Reflections on Base Camp

Dispatch—Day 59: May 24, 2009

Everest Base Camp—17,530 feet (5,343 meters)
N 28º 00.336' E 086º 51.504'

There are two distinct sounds that jar me away from the day-to-day life at Base Camp and instantly remind me of the sobering landscape in which we are living. The first starts as a low grumble, like a distant roll of thunder moving up the valley, then turns to a deep guttural roar that shakes through camp. It is as if the mountains themselves are groaning under the weight of their icy loads and they shift to ease their burdens. At the head of the Khumbu valley and surrounded by a full 270 degrees of soaring peaks, Base Camp is ringed by steep flanks of rock, ice, and snow. The panorama surrounding Base Camp is stunning as some of the world’s highest peaks rear up directly above. Beginning with the hanging glaciers flowing from Pumori’s almost perfect conical summit, and stretching over Lingtren, Cholatse, Lho La Pass, Everests’ West Ridge, the Khumbu Icefall, and Nuptse’s impressive West Face, the Himalayas dwarf Base Camp. And from these faces comes the deep groans. It is the sound of falling ice and rock as the glaciers hanging high on the mountains above calve off, sending tons upon tons of ice crashing down the faces below. From Base Camp the first distant grumble echoes across the valley, growing in intensity as the falling chunks gain speed, breaking apart as they hit the mountain sides and dispersing into fine clouds of billowing ice crystals. These clouds of ice blast across the valley floor, like the smoke from a canon as it discharges its deadly load, billowing up in boiling white curtains that rushes through Base Camp.
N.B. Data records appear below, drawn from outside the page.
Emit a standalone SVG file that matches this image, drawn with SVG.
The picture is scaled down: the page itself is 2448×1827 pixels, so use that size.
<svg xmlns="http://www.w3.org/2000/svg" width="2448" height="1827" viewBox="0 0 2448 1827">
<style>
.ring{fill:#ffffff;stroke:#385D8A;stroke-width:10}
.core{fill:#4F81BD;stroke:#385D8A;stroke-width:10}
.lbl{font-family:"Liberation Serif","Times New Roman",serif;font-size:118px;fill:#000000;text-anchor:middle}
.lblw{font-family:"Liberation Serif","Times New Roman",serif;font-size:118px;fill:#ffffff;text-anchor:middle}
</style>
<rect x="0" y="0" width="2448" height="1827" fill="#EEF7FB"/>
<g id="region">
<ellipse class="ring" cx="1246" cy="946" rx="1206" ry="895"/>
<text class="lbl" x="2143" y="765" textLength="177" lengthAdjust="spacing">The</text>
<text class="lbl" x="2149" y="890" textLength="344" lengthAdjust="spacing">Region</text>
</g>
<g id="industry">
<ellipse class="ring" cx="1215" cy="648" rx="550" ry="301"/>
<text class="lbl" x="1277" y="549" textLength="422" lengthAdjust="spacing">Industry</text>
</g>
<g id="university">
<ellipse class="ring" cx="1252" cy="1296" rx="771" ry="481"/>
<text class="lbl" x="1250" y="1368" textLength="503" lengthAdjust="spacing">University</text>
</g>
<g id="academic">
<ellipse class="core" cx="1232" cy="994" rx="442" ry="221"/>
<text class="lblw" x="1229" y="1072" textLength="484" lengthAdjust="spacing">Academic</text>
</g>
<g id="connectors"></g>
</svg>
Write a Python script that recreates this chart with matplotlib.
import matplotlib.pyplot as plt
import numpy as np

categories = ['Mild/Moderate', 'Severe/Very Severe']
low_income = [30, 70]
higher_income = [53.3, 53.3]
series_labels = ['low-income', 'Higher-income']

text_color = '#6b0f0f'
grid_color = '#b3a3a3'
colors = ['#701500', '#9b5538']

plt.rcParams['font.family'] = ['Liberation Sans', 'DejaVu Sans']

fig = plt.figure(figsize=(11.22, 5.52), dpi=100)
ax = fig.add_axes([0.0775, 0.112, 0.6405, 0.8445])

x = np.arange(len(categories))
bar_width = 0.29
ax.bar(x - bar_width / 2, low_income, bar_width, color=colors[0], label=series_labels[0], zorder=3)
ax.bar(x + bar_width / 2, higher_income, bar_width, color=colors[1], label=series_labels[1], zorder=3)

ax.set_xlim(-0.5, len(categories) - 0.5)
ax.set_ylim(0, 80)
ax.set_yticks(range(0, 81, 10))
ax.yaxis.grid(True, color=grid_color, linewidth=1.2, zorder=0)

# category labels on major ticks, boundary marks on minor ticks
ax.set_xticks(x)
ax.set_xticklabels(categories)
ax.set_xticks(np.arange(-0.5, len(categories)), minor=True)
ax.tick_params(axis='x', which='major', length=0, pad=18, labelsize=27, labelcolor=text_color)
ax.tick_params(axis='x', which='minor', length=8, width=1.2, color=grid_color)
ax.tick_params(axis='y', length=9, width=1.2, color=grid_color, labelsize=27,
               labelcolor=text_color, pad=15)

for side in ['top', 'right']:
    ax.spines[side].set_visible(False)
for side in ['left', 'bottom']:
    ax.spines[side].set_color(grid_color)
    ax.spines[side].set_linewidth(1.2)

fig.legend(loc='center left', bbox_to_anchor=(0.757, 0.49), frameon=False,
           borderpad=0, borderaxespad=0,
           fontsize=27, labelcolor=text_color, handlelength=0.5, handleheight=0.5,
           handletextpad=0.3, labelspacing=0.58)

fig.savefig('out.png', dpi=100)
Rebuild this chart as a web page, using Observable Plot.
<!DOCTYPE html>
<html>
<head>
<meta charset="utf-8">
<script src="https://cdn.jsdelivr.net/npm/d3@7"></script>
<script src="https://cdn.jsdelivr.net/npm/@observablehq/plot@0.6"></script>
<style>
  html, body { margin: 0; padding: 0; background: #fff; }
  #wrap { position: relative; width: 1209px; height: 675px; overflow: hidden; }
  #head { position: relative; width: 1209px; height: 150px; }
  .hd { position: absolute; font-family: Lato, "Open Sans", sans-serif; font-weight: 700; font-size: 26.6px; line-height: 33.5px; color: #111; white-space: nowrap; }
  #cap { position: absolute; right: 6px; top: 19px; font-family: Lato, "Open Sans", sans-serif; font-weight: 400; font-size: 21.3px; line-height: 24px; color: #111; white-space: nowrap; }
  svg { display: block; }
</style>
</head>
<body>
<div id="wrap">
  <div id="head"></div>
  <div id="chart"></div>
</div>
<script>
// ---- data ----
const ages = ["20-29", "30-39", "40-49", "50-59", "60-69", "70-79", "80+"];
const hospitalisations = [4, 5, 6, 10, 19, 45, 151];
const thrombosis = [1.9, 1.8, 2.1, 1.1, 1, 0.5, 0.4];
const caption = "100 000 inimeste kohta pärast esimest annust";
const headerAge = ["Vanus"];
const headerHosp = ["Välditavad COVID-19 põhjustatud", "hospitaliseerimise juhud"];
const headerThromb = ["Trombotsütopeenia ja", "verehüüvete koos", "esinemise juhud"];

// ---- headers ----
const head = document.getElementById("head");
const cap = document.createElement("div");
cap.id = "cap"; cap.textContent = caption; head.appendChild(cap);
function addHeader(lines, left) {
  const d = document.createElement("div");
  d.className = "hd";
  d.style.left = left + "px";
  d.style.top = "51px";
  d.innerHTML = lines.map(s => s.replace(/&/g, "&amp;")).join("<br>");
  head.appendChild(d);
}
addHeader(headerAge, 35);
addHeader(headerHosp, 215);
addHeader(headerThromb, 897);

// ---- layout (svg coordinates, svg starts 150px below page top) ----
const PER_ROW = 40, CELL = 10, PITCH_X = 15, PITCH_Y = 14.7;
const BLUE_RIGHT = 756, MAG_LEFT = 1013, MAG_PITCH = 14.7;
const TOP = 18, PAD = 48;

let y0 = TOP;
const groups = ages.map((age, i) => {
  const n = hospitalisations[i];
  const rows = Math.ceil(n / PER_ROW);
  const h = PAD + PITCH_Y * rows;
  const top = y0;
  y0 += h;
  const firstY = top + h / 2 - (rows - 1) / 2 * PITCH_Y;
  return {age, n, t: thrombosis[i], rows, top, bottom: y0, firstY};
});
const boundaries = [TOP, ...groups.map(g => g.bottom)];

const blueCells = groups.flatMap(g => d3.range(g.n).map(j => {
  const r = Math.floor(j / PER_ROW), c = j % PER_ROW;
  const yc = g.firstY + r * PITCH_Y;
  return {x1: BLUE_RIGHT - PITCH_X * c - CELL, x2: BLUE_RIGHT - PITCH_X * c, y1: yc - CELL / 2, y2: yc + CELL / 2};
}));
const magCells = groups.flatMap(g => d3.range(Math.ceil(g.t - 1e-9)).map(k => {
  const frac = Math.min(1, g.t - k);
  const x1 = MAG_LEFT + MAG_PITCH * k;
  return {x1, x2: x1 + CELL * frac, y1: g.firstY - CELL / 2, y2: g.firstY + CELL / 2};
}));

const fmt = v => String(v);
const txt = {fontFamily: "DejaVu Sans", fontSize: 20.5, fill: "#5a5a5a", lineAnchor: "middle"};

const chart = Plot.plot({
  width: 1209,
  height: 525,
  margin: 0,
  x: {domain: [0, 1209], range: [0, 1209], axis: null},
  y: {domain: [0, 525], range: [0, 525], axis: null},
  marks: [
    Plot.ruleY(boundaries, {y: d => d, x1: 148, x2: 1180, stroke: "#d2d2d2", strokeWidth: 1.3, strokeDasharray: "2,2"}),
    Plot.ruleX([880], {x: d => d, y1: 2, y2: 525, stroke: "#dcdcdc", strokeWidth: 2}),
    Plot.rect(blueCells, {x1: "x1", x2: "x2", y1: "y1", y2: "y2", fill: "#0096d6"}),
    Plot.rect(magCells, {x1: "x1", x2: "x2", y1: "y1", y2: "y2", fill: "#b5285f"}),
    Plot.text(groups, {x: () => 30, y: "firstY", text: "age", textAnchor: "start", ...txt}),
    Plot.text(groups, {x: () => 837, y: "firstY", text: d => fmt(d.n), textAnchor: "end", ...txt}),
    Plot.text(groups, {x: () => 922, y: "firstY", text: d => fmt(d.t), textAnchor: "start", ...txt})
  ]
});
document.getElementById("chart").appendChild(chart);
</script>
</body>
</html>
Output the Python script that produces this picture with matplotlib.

The second sound is so sudden that I often question whether I heard it at all. It is a quick and sudden, loud, sharp crack. It passes through camp like a bolt of lightening, often leaving me clutching my morning cup of coffee, a bit startled and shaken. The Khumbu Glacier, upon whose edges Base Camp sits, flows in an incessant icy march downward from the peaks above, continually adjusting and repositioning itself. With water this results in a continuous flow, but with ice, it is a jerky, spontaneous, and unpredictable dance downward. The ice reaches the point where it can no longer bear the tension and in a loud crack it readjusts itself, however imperceptibly to the casual observer. These creaks and cracks that run through the ice underfoot can be muffled, occurring deep in the ice below, or alarmingly loud, their vibrations running through the ice and startlingly me from sleep. However harmless they are in retrospect, they never fail to startle, always causing me to pause and look around.

The bustle of activity that makes up Base Camp can distract from the reality of the place. It is a short-lived settlement on a continually shifting sea of ice and rock. Five months ago, when I came to Base Camp during the waning days of November to establish RMI’s Base Camp location for the First Ascent Expedition, the site I stood on was almost indistinguishable from the other parts of the glacier. A few flat stones positioned a bit too precisely to be random, a couple of icy shelves suspiciously sized to fit a tent, a half collapsed rock wall were the only clues to the excitement and activity the place had seen six months before, and would see again soon. Instead of the gathering of nylon tents I see around me now, Base Camp was a frozen desert. Dunes of ice strewn with a blanket of rocks, like a stormy sea whose waves were frozen in the midst of a tempest.

Yet now, the same place is a hub of activity, a village of clusters of brightly colored tents, connected by narrow paths, continually flattened by the boots of climbers and the hooves of yaks that pass along them. Above hang strings upon strings of prayer flags fluttering in the winds. Their bright colors never cease to mesmerize me, breaking apart the drab palette of grays and whites that surround us. Friends and other expedition members stop by to say hello, and the days pass, settling into a routine that borders on normality. Despite falling into the habit of day-to-day tasks at Base Camp, the distant roars of the mountain sides and the loud cracks that race through Base Camp instantly remind me of the reality of this place, of the immense size and power of the mountains at whose feet we live. Soon, all of this activity will retract back down the glacier, back down the valley and disperse across the world. The stormy frozen sea will continue to buck and roll and gradually the ice will reclaim its shape, leaving few clues of its recent past. The deep roar of ice fall high on the mountain sides and the sharp cracks of the ice itself will echo across an empty landscape of ice and stone.